RICHMOND, Calif. – The white streamers were everywhere – worn as armbands, headbands, neckties, leg-bands – as hundreds of Richmond High School students gathered on the football field with teachers, parents and community members to express their support for the victim of a horrendous gang rape on the school grounds and their determination to act together to prevent future violence.
Elected officials and school system leaders shared the platform with anti-violence advocates and many youth and student musical and spoken-word performers at the Nov. 3 after-school “community healing event.” Speakers emphasized building a culture that rejects racist and sexist actions and comments and fights back against the underlying social conditions in which such attitudes flourish.
“Violence against women knows no city boundaries, no school boundaries,” Richmond Mayor Gayle McLaughlin told the crowd. “We have a society that still has a strong component of sexism, of racism. Poverty is growing in our country. We need to face these social injustices and turn them around, and we need our youth right there leading the way, speaking truth to power.” Then there will be no passive bystanders, McLaughlin added, “because they will be facing the injustices of our systemic environment on a daily basis, not just when an acute problem comes up.”
School board member Antonio Medrano drew on the history of U.S. social protest as he urged everyone to emulate civil rights heroes like Sojourner Truth, Rosa Parks, Martin Luther King, Malcolm X and Cesar Chavez in their struggles for justice and equality.
A hush fell over the crowd, followed by loud applause, as the 15-year-old victim’s statement was read: “Violence is always the wrong choice. We realize people are angry about this. But let the anger cause change; change that is necessary to keep our children, our neighbors and our friends safe. We thank everyone for their love, support and ongoing prayers.”
The incident took place in a secluded spot on the sprawling high school campus, during a homecoming dance Oct. 24. After leaving the dance to call her father for a ride, the young woman accepted an invitation to hang out with a group of young men, including some who were not students. The attack, which lasted over two hours and left the victim semiconscious, was also witnessed by several bystanders who did nothing to stop it. Learning what was happening, students at a nearby house called police. Seven alleged attackers are now in custody.

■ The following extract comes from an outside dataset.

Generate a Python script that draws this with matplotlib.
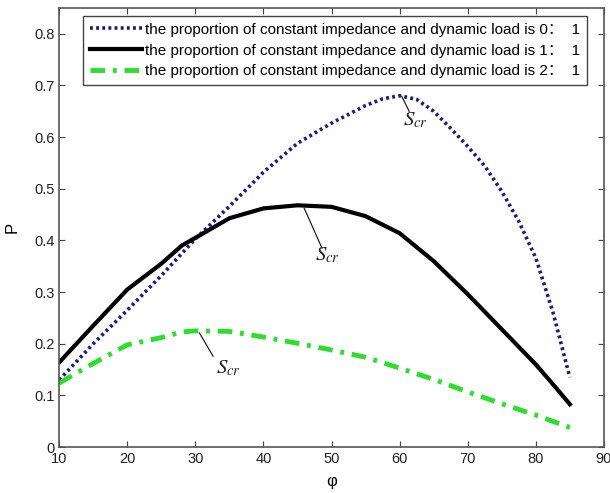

In a conversation during the program, 16-year-old junior Stephanie Avendano said she felt the attackers may have experienced little affection in their own families, and needed help to learn how to deal with their emotions. “We can help people talk about their feelings, and set up programs where people can talk anonymously,” she said.
Sagar Raj, 15 and a freshman, emphasized the need for more community support. “When we do something good, the media should report it,” he said, noting that Richmond High has the best academic test scores in West Contra Costa County, and also has the county’s number one football team. “So many good people go here, we can come together and keep bad things from happening,” he said.
Kevin Gil, a 15-year-old sophomore, emphasized safety measures including a neighborhood watch and the role of campus clubs in providing counseling and building solidarity. “If people know they’re safe, they’ll feel better,” he said.